Entries with chart source code:
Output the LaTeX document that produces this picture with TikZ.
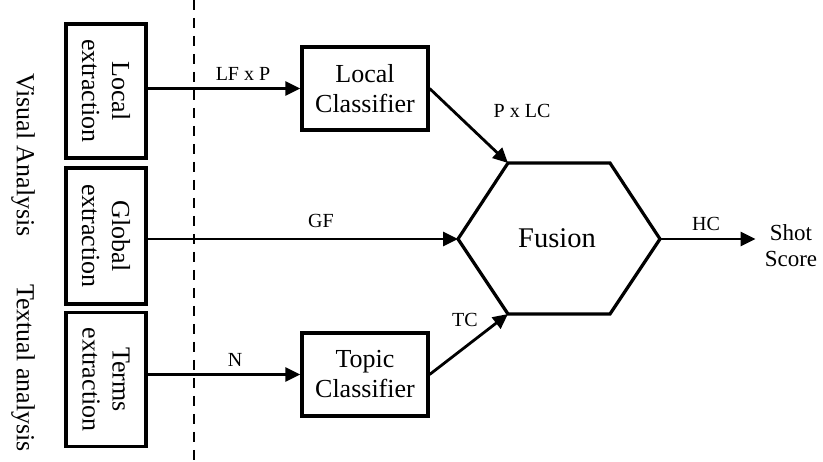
\documentclass[tikz,border=0pt]{standalone}
\usepackage{fontspec}
\setmainfont{Liberation Serif}
\usetikzlibrary{arrows.meta}
\begin{document}
\begin{tikzpicture}[x=1pt,y=-1pt,
  box/.style={draw, line width=3.2pt, inner sep=0pt, align=center, font=\fontsize{26}{30}\selectfont},
  vbox/.style={box, rotate=-90, minimum height=80pt},
  arr/.style={line width=2.8pt, -{Triangle[length=15pt,width=14pt]}},
  lbl/.style={font=\fontsize{20}{24}\selectfont, inner sep=0pt},
  side/.style={font=\fontsize{26}{30}\selectfont, rotate=-90, inner sep=0pt},
  hexline/.style={line width=3.2pt, line join=miter},
  dashline/.style={line width=2.8pt, dash pattern=on 10pt off 8pt}]
\useasboundingbox (0,0) rectangle (823,462);

% dashed separator
\coordinate (dtop) at (194,0);
\coordinate (dbot) at (194,462);
\draw[dashline] (dtop) -- (dbot);

% side labels
\node[side] (va) at (23,155) {Visual Analysis};
\node[side] (ta) at (23,368) {Textual analysis};

% extraction boxes (rotated: north anchor = right side)
\node[vbox, minimum width=134pt] (loc) at (106,91) {Local\\extraction};
\node[vbox, minimum width=136pt] (glob) at (106,236) {Global\\extraction};
\node[vbox, minimum width=134pt] (terms) at (106,379.5) {Terms\\extraction};

% classifiers
\node[box, minimum width=126pt, minimum height=83pt] (lc) at (365,88.5) {Local\\Classifier};
\node[box, minimum width=126pt, minimum height=83pt] (tc) at (365,374.5) {Topic\\Classifier};

% fusion hexagon
\coordinate (hTL) at (508,163);
\coordinate (hTR) at (610,163);
\coordinate (hR) at (660,239);
\coordinate (hBR) at (610,314);
\coordinate (hBL) at (508,314);
\coordinate (hL) at (458,239);
\draw[hexline] (hL) -- (hTL) -- (hTR) -- (hR) -- (hBR) -- (hBL) -- cycle;
\node[font=\fontsize{28.5}{34}\selectfont, inner sep=0pt] (fus) at (557,238) {Fusion};

% output
\node[font=\fontsize{23}{26}\selectfont, align=center, inner sep=0pt] (shot) at (791,246) {Shot\\Score};

% connectors
\draw[arr] (loc.north |- lc.west) -- (lc.west);
\draw[arr] (glob.north |- hL) -- (hL);
\draw[arr] (terms.north |- tc.west) -- (tc.west);
\draw[arr] (lc.east) -- (hTL);
\draw[arr] (tc.east) -- (hBL);
\draw[arr, shorten >=9pt] (hR) -- (hR -| shot.west);

% labels
\node[lbl] (lfp) at (243,74) {LF x P};
\node[lbl] (gf) at (321,221) {GF};
\node[lbl] (nl) at (235,360) {N};
\node[lbl] (pxlc) at (522,111) {P x LC};
\node[lbl] (tcl) at (465,320) {TC};
\node[lbl] (hc) at (706,224) {HC};
\end{tikzpicture}
\end{document}
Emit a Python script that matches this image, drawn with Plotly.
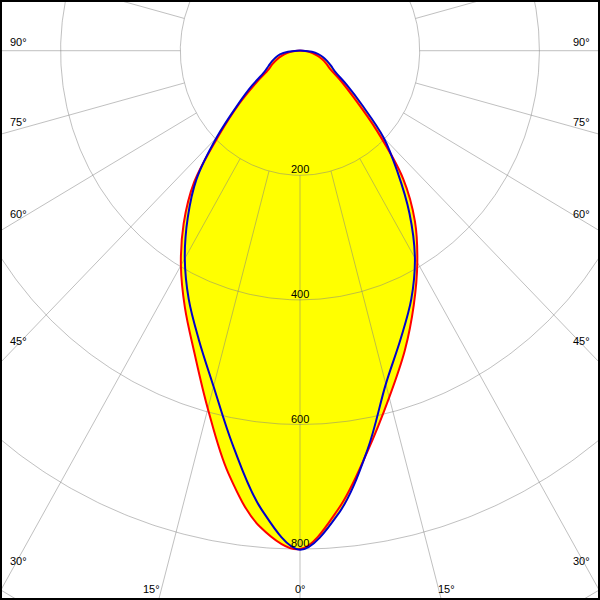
import numpy as np
import plotly.graph_objects as go

# Vertical angle gamma (degrees, 0 = straight down)
gamma = [0, 5, 10, 15, 20, 25, 30, 35, 40, 45, 50, 55, 60, 65, 70, 75, 80, 85, 90]

# Luminous intensity (cd) per plane
c0_left = [800, 767, 689, 595, 516, 455, 398, 339, 275, 191, 133, 89, 61, 51, 41, 31, 22, 12, 3]
c180_right = [800, 738, 652, 576, 512, 450, 392, 335, 268, 182, 118, 82, 58, 48, 39, 30, 21, 12, 3]
c90_left = [801, 739, 644, 558, 494, 440, 385, 327, 269, 197, 137, 98, 69, 58, 50, 42, 34, 20, 5]
c270_right = [801, 745, 650, 554, 492, 440, 384, 319, 253, 198, 135, 95, 68, 57, 48, 40, 31, 20, 5]

ring_values = [200, 400, 600, 800, 1000, 1200]
ring_labels = ["200", "400", "600", "800"]
spoke_angles = list(range(0, 360, 15))

side_labels = ["90°", "75°", "60°", "45°", "30°"]
side_label_py = [42, 122, 214, 341, 561]
bottom_labels = ["15°", "0°", "15°"]
bottom_label_px = [151, 300, 446]


def curve(left, right):
    g = np.radians(np.array(gamma, dtype=float))
    L = np.array(left, dtype=float)
    R = np.array(right, dtype=float)
    xl = -L * np.sin(g)
    yl = -L * np.cos(g)
    xr = R * np.sin(g)
    yr = -R * np.cos(g)
    x = np.concatenate([xl[::-1], xr[1:], xl[-1:]])
    y = np.concatenate([yl[::-1], yr[1:], yl[-1:]])
    return x, y


rx, ry = curve(c0_left, c180_right)
bx, by = curve(c90_left, c270_right)

fig = go.Figure()

# yellow fills
for x, y in [(rx, ry), (bx, by)]:
    fig.add_trace(go.Scatter(x=x, y=y, mode="lines", fill="toself",
                             fillcolor="#ffff00",
                             line=dict(width=0, color="#ffff00", shape="spline", smoothing=1),
                             hoverinfo="skip", showlegend=False))

# grid rings
t = np.radians(np.linspace(0, 360, 721))
gx, gy = [], []
for r in ring_values:
    gx += list(r * np.sin(t)) + [None]
    gy += list(-r * np.cos(t)) + [None]
# spokes
for a in spoke_angles:
    ar = np.radians(a)
    gx += [200 * np.sin(ar), 2000 * np.sin(ar), None]
    gy += [-200 * np.cos(ar), -2000 * np.cos(ar), None]
fig.add_trace(go.Scatter(x=gx, y=gy, mode="lines",
                         line=dict(color="rgba(130,130,130,0.5)", width=1),
                         hoverinfo="skip", showlegend=False))

# curves
fig.add_trace(go.Scatter(x=rx, y=ry, mode="lines",
                         line=dict(color="#ff0000", width=2, shape="spline", smoothing=1),
                         hoverinfo="skip", showlegend=False))
fig.add_trace(go.Scatter(x=bx, y=by, mode="lines",
                         line=dict(color="#0000cc", width=2, shape="spline", smoothing=1),
                         hoverinfo="skip", showlegend=False))

annotations = []
font = dict(family="Liberation Sans, Arial, sans-serif", size=11, color="black")
for lab, val in zip(ring_labels, ring_values):
    annotations.append(dict(x=0, y=-val, xref="x", yref="y", text=lab, showarrow=False,
                            yshift=6, font=font, xanchor="center", yanchor="middle"))
for lab, py in zip(side_labels, side_label_py):
    for px in (18, 581):
        annotations.append(dict(x=px / 600, y=1 - py / 600, xref="paper", yref="paper",
                                text=lab, showarrow=False, font=font,
                                xanchor="center", yanchor="middle"))
for lab, px in zip(bottom_labels, bottom_label_px):
    annotations.append(dict(x=px / 600, y=1 - 589 / 600, xref="paper", yref="paper",
                            text=lab, showarrow=False, font=font,
                            xanchor="center", yanchor="middle"))

fig.update_layout(
    width=600, height=600,
    margin=dict(l=0, r=0, t=0, b=0),
    paper_bgcolor="white", plot_bgcolor="white",
    xaxis=dict(range=[-501.3, 501.3], visible=False, fixedrange=True),
    yaxis=dict(range=[-881.7, 81.4], visible=False, fixedrange=True),
    annotations=annotations,
    shapes=[dict(type="rect", xref="paper", yref="paper", x0=0, y0=0, x1=1, y1=1,
                 line=dict(color="black", width=4))],
    hovermode=False,
    showlegend=False,
)

fig.write_html(
    "out.html",
    config={"displayModeBar": False},
    post_script="document.body.style.margin='0';document.body.style.overflow='hidden';",
)
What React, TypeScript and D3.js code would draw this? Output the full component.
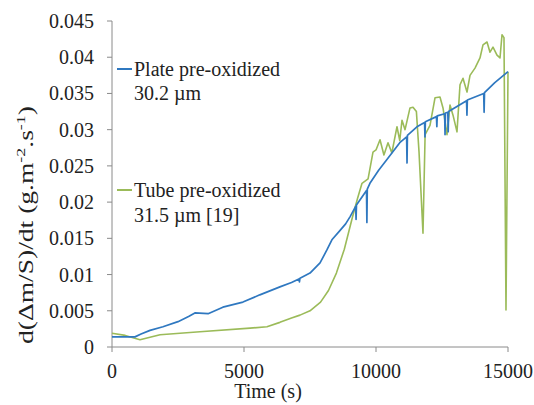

WRITTEN INSTRUCTION:
Verbatim reproduction of every record is required; images are left out.

SOLVED EXERCISE:
Output the LaTeX document that produces this picture with TikZ.
\documentclass[tikz,border=0pt]{standalone}
\usepackage{fontspec}
\setmainfont{Liberation Serif}
\usetikzlibrary{arrows.meta}
\begin{document}
\begin{tikzpicture}[x=1pt,y=-1pt,
  box/.style={draw, line width=3.2pt, inner sep=0pt, align=center, font=\fontsize{26}{30}\selectfont},
  vbox/.style={box, rotate=-90, minimum height=80pt},
  arr/.style={line width=2.8pt, -{Triangle[length=15pt,width=14pt]}},
  lbl/.style={font=\fontsize{20}{24}\selectfont, inner sep=0pt},
  side/.style={font=\fontsize{26}{30}\selectfont, rotate=-90, inner sep=0pt},
  hexline/.style={line width=3.2pt, line join=miter},
  dashline/.style={line width=2.8pt, dash pattern=on 10pt off 8pt}]
\useasboundingbox (0,0) rectangle (823,462);

% dashed separator
\coordinate (dtop) at (194,0);
\coordinate (dbot) at (194,462);
\draw[dashline] (dtop) -- (dbot);

% side labels
\node[side] (va) at (23,155) {Visual Analysis};
\node[side] (ta) at (23,368) {Textual analysis};

% extraction boxes (rotated: north anchor = right side)
\node[vbox, minimum width=134pt] (loc) at (106,91) {Local\\extraction};
\node[vbox, minimum width=136pt] (glob) at (106,236) {Global\\extraction};
\node[vbox, minimum width=134pt] (terms) at (106,379.5) {Terms\\extraction};

% classifiers
\node[box, minimum width=126pt, minimum height=83pt] (lc) at (365,88.5) {Local\\Classifier};
\node[box, minimum width=126pt, minimum height=83pt] (tc) at (365,374.5) {Topic\\Classifier};

% fusion hexagon
\coordinate (hTL) at (508,163);
\coordinate (hTR) at (610,163);
\coordinate (hR) at (660,239);
\coordinate (hBR) at (610,314);
\coordinate (hBL) at (508,314);
\coordinate (hL) at (458,239);
\draw[hexline] (hL) -- (hTL) -- (hTR) -- (hR) -- (hBR) -- (hBL) -- cycle;
\node[font=\fontsize{28.5}{34}\selectfont, inner sep=0pt] (fus) at (557,238) {Fusion};

% output
\node[font=\fontsize{23}{26}\selectfont, align=center, inner sep=0pt] (shot) at (791,246) {Shot\\Score};

% connectors
\draw[arr] (loc.north |- lc.west) -- (lc.west);
\draw[arr] (glob.north |- hL) -- (hL);
\draw[arr] (terms.north |- tc.west) -- (tc.west);
\draw[arr] (lc.east) -- (hTL);
\draw[arr] (tc.east) -- (hBL);
\draw[arr, shorten >=9pt] (hR) -- (hR -| shot.west);

% labels
\node[lbl] (lfp) at (243,74) {LF x P};
\node[lbl] (gf) at (321,221) {GF};
\node[lbl] (nl) at (235,360) {N};
\node[lbl] (pxlc) at (522,111) {P x LC};
\node[lbl] (tcl) at (465,320) {TC};
\node[lbl] (hc) at (706,224) {HC};
\end{tikzpicture}
\end{document}
Emit a Python script that matches this image, drawn with Plotly.
import numpy as np
import plotly.graph_objects as go

# Vertical angle gamma (degrees, 0 = straight down)
gamma = [0, 5, 10, 15, 20, 25, 30, 35, 40, 45, 50, 55, 60, 65, 70, 75, 80, 85, 90]

# Luminous intensity (cd) per plane
c0_left = [800, 767, 689, 595, 516, 455, 398, 339, 275, 191, 133, 89, 61, 51, 41, 31, 22, 12, 3]
c180_right = [800, 738, 652, 576, 512, 450, 392, 335, 268, 182, 118, 82, 58, 48, 39, 30, 21, 12, 3]
c90_left = [801, 739, 644, 558, 494, 440, 385, 327, 269, 197, 137, 98, 69, 58, 50, 42, 34, 20, 5]
c270_right = [801, 745, 650, 554, 492, 440, 384, 319, 253, 198, 135, 95, 68, 57, 48, 40, 31, 20, 5]

ring_values = [200, 400, 600, 800, 1000, 1200]
ring_labels = ["200", "400", "600", "800"]
spoke_angles = list(range(0, 360, 15))

side_labels = ["90°", "75°", "60°", "45°", "30°"]
side_label_py = [42, 122, 214, 341, 561]
bottom_labels = ["15°", "0°", "15°"]
bottom_label_px = [151, 300, 446]


def curve(left, right):
    g = np.radians(np.array(gamma, dtype=float))
    L = np.array(left, dtype=float)
    R = np.array(right, dtype=float)
    xl = -L * np.sin(g)
    yl = -L * np.cos(g)
    xr = R * np.sin(g)
    yr = -R * np.cos(g)
    x = np.concatenate([xl[::-1], xr[1:], xl[-1:]])
    y = np.concatenate([yl[::-1], yr[1:], yl[-1:]])
    return x, y


rx, ry = curve(c0_left, c180_right)
bx, by = curve(c90_left, c270_right)

fig = go.Figure()

# yellow fills
for x, y in [(rx, ry), (bx, by)]:
    fig.add_trace(go.Scatter(x=x, y=y, mode="lines", fill="toself",
                             fillcolor="#ffff00",
                             line=dict(width=0, color="#ffff00", shape="spline", smoothing=1),
                             hoverinfo="skip", showlegend=False))

# grid rings
t = np.radians(np.linspace(0, 360, 721))
gx, gy = [], []
for r in ring_values:
    gx += list(r * np.sin(t)) + [None]
    gy += list(-r * np.cos(t)) + [None]
# spokes
for a in spoke_angles:
    ar = np.radians(a)
    gx += [200 * np.sin(ar), 2000 * np.sin(ar), None]
    gy += [-200 * np.cos(ar), -2000 * np.cos(ar), None]
fig.add_trace(go.Scatter(x=gx, y=gy, mode="lines",
                         line=dict(color="rgba(130,130,130,0.5)", width=1),
                         hoverinfo="skip", showlegend=False))

# curves
fig.add_trace(go.Scatter(x=rx, y=ry, mode="lines",
                         line=dict(color="#ff0000", width=2, shape="spline", smoothing=1),
                         hoverinfo="skip", showlegend=False))
fig.add_trace(go.Scatter(x=bx, y=by, mode="lines",
                         line=dict(color="#0000cc", width=2, shape="spline", smoothing=1),
                         hoverinfo="skip", showlegend=False))

annotations = []
font = dict(family="Liberation Sans, Arial, sans-serif", size=11, color="black")
for lab, val in zip(ring_labels, ring_values):
    annotations.append(dict(x=0, y=-val, xref="x", yref="y", text=lab, showarrow=False,
                            yshift=6, font=font, xanchor="center", yanchor="middle"))
for lab, py in zip(side_labels, side_label_py):
    for px in (18, 581):
        annotations.append(dict(x=px / 600, y=1 - py / 600, xref="paper", yref="paper",
                                text=lab, showarrow=False, font=font,
                                xanchor="center", yanchor="middle"))
for lab, px in zip(bottom_labels, bottom_label_px):
    annotations.append(dict(x=px / 600, y=1 - 589 / 600, xref="paper", yref="paper",
                            text=lab, showarrow=False, font=font,
                            xanchor="center", yanchor="middle"))

fig.update_layout(
    width=600, height=600,
    margin=dict(l=0, r=0, t=0, b=0),
    paper_bgcolor="white", plot_bgcolor="white",
    xaxis=dict(range=[-501.3, 501.3], visible=False, fixedrange=True),
    yaxis=dict(range=[-881.7, 81.4], visible=False, fixedrange=True),
    annotations=annotations,
    shapes=[dict(type="rect", xref="paper", yref="paper", x0=0, y0=0, x1=1, y1=1,
                 line=dict(color="black", width=4))],
    hovermode=False,
    showlegend=False,
)

fig.write_html(
    "out.html",
    config={"displayModeBar": False},
    post_script="document.body.style.margin='0';document.body.style.overflow='hidden';",
)
What React, TypeScript and D3.js code would draw this? Output the full component.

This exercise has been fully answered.